Information supplied –
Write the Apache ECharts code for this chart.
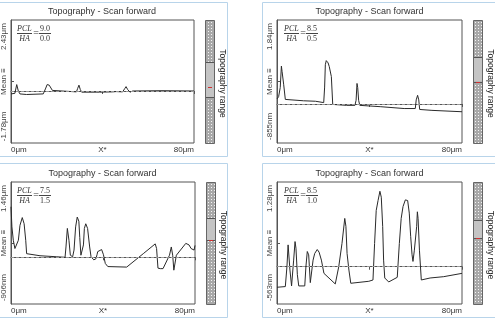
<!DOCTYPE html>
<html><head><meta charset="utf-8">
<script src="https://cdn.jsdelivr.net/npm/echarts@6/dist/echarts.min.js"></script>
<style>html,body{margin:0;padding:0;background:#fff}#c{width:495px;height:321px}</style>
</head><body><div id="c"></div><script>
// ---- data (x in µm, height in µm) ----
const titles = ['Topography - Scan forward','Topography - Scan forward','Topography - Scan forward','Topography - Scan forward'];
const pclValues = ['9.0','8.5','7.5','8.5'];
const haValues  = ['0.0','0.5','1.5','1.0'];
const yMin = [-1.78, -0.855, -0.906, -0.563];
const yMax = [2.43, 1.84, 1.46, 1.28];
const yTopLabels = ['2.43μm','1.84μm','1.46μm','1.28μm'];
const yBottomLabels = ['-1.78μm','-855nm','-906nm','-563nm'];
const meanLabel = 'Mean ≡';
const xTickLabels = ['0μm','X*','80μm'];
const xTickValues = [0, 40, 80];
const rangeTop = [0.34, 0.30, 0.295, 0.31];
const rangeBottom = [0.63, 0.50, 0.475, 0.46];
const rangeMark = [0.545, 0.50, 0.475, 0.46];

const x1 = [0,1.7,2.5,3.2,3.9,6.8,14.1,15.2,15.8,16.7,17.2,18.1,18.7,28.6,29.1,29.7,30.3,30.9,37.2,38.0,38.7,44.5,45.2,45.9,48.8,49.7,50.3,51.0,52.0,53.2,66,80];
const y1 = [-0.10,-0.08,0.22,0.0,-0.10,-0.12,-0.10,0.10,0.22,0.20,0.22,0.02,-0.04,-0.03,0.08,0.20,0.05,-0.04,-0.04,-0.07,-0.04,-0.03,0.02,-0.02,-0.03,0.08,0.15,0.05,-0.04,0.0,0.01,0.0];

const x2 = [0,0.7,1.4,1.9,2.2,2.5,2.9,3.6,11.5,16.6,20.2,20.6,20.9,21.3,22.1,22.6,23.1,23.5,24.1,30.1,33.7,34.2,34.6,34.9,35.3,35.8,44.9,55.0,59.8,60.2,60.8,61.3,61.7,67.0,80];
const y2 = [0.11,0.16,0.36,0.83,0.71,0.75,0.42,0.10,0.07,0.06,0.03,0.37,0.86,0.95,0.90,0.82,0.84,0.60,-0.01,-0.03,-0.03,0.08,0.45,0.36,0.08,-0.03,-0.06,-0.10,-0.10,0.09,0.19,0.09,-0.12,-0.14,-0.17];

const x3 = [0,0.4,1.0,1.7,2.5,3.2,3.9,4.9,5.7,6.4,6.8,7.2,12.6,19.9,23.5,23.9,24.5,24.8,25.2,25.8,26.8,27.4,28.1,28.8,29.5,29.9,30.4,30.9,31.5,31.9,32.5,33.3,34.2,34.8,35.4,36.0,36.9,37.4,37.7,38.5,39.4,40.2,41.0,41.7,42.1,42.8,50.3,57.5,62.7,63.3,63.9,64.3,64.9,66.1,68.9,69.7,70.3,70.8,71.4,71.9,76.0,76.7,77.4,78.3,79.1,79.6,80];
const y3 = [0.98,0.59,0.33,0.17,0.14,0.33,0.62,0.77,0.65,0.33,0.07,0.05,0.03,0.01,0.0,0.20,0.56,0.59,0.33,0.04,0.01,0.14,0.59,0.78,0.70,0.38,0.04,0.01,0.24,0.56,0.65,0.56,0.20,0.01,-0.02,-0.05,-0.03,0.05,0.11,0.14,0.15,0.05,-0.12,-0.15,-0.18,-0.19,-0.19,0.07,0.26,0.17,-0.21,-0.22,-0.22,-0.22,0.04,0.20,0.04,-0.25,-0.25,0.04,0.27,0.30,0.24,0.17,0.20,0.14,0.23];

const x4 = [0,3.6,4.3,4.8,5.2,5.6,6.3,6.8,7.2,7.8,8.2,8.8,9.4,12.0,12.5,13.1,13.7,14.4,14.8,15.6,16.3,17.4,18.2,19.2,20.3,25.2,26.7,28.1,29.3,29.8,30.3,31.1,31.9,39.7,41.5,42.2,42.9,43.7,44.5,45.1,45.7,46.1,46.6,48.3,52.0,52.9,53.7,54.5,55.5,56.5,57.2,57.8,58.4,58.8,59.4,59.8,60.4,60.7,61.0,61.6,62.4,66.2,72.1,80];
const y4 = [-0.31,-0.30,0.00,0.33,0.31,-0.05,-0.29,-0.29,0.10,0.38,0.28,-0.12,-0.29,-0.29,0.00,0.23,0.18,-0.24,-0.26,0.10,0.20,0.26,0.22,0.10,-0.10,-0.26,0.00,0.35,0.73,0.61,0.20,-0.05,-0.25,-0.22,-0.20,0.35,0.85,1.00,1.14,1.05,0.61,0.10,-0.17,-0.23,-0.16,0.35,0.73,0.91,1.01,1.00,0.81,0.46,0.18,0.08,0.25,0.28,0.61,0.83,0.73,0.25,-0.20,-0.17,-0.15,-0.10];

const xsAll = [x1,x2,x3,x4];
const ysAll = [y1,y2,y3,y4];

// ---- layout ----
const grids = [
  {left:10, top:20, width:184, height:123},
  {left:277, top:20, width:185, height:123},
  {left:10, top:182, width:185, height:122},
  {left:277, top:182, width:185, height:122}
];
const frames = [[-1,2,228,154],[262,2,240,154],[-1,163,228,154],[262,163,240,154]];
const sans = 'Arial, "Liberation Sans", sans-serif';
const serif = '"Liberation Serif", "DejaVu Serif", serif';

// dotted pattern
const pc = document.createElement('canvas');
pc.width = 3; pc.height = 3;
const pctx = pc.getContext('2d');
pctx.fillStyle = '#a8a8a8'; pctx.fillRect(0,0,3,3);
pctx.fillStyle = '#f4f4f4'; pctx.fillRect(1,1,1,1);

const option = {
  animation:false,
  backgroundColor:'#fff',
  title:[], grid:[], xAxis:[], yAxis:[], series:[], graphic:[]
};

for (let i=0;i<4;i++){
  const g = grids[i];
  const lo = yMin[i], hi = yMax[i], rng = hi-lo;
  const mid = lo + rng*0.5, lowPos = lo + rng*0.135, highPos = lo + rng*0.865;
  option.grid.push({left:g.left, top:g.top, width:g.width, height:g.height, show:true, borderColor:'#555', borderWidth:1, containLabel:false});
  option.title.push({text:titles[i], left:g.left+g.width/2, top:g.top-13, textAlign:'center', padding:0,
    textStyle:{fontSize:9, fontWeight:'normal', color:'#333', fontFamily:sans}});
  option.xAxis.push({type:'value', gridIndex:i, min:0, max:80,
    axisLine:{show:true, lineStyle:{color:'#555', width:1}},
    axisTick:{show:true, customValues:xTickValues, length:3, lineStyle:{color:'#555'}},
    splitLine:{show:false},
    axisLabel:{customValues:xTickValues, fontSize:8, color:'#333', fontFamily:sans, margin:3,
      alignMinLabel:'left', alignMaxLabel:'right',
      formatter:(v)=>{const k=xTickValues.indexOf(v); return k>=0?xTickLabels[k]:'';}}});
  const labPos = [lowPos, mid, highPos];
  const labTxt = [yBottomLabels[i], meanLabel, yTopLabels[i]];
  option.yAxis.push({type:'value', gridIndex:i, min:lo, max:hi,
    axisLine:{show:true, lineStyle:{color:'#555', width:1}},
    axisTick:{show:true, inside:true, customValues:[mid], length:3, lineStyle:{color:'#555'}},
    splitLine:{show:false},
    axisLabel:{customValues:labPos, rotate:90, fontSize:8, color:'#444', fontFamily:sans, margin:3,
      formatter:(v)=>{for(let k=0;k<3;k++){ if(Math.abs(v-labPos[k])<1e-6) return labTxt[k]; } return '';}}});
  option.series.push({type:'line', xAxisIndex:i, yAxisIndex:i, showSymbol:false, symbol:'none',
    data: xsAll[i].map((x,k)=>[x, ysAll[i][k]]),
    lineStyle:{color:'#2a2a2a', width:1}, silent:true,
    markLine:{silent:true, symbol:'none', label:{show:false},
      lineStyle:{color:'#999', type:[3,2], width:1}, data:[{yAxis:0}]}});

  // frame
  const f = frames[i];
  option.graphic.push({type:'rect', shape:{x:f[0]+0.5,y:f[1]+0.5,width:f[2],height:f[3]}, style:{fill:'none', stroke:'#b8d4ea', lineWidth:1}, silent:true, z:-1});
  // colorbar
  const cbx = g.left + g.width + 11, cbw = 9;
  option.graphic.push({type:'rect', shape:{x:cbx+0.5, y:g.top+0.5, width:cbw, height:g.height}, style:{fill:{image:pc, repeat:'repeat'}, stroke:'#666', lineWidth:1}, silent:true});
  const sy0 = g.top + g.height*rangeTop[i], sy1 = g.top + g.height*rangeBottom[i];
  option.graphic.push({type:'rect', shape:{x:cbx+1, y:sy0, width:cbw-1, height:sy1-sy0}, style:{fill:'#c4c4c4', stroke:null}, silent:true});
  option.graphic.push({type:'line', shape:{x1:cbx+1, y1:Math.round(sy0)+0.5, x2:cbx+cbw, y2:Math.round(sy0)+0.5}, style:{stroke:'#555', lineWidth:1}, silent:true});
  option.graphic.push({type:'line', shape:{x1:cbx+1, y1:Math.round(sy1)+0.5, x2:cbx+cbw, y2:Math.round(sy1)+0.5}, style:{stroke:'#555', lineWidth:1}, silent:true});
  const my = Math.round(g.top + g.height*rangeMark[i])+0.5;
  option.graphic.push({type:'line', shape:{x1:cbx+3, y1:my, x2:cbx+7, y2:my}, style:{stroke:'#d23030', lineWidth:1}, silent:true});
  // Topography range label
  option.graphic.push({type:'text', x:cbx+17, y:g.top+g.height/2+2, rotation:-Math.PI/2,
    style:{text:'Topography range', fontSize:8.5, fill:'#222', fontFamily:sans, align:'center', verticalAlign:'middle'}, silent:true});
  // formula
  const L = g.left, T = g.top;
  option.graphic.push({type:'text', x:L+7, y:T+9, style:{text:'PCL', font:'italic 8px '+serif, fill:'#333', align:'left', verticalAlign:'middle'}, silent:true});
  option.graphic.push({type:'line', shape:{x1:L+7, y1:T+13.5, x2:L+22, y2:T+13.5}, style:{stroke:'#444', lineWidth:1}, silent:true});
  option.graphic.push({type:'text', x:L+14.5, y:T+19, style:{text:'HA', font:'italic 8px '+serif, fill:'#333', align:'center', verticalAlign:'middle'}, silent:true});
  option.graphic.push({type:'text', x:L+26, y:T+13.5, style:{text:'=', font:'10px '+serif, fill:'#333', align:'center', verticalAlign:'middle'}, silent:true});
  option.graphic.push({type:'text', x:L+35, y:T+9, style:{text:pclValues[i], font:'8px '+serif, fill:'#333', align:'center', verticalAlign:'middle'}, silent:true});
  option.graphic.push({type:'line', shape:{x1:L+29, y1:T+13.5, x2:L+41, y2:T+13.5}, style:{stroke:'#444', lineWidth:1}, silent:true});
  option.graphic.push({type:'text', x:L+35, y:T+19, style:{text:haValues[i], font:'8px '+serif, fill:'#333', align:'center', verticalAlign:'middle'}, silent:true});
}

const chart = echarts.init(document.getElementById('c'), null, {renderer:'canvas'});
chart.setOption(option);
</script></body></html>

Your instructions –
Extract, word for word, each line from the top of the data down to and including the line with "const rangeMark = [0.545, 0.50, 0.475, 0.46];"; skip the pictures.

Exercise response –
Write the Apache ECharts code for this chart.
<!DOCTYPE html>
<html><head><meta charset="utf-8">
<script src="https://cdn.jsdelivr.net/npm/echarts@6/dist/echarts.min.js"></script>
<style>html,body{margin:0;padding:0;background:#fff}#c{width:495px;height:321px}</style>
</head><body><div id="c"></div><script>
// ---- data (x in µm, height in µm) ----
const titles = ['Topography - Scan forward','Topography - Scan forward','Topography - Scan forward','Topography - Scan forward'];
const pclValues = ['9.0','8.5','7.5','8.5'];
const haValues  = ['0.0','0.5','1.5','1.0'];
const yMin = [-1.78, -0.855, -0.906, -0.563];
const yMax = [2.43, 1.84, 1.46, 1.28];
const yTopLabels = ['2.43μm','1.84μm','1.46μm','1.28μm'];
const yBottomLabels = ['-1.78μm','-855nm','-906nm','-563nm'];
const meanLabel = 'Mean ≡';
const xTickLabels = ['0μm','X*','80μm'];
const xTickValues = [0, 40, 80];
const rangeTop = [0.34, 0.30, 0.295, 0.31];
const rangeBottom = [0.63, 0.50, 0.475, 0.46];
const rangeMark = [0.545, 0.50, 0.475, 0.46];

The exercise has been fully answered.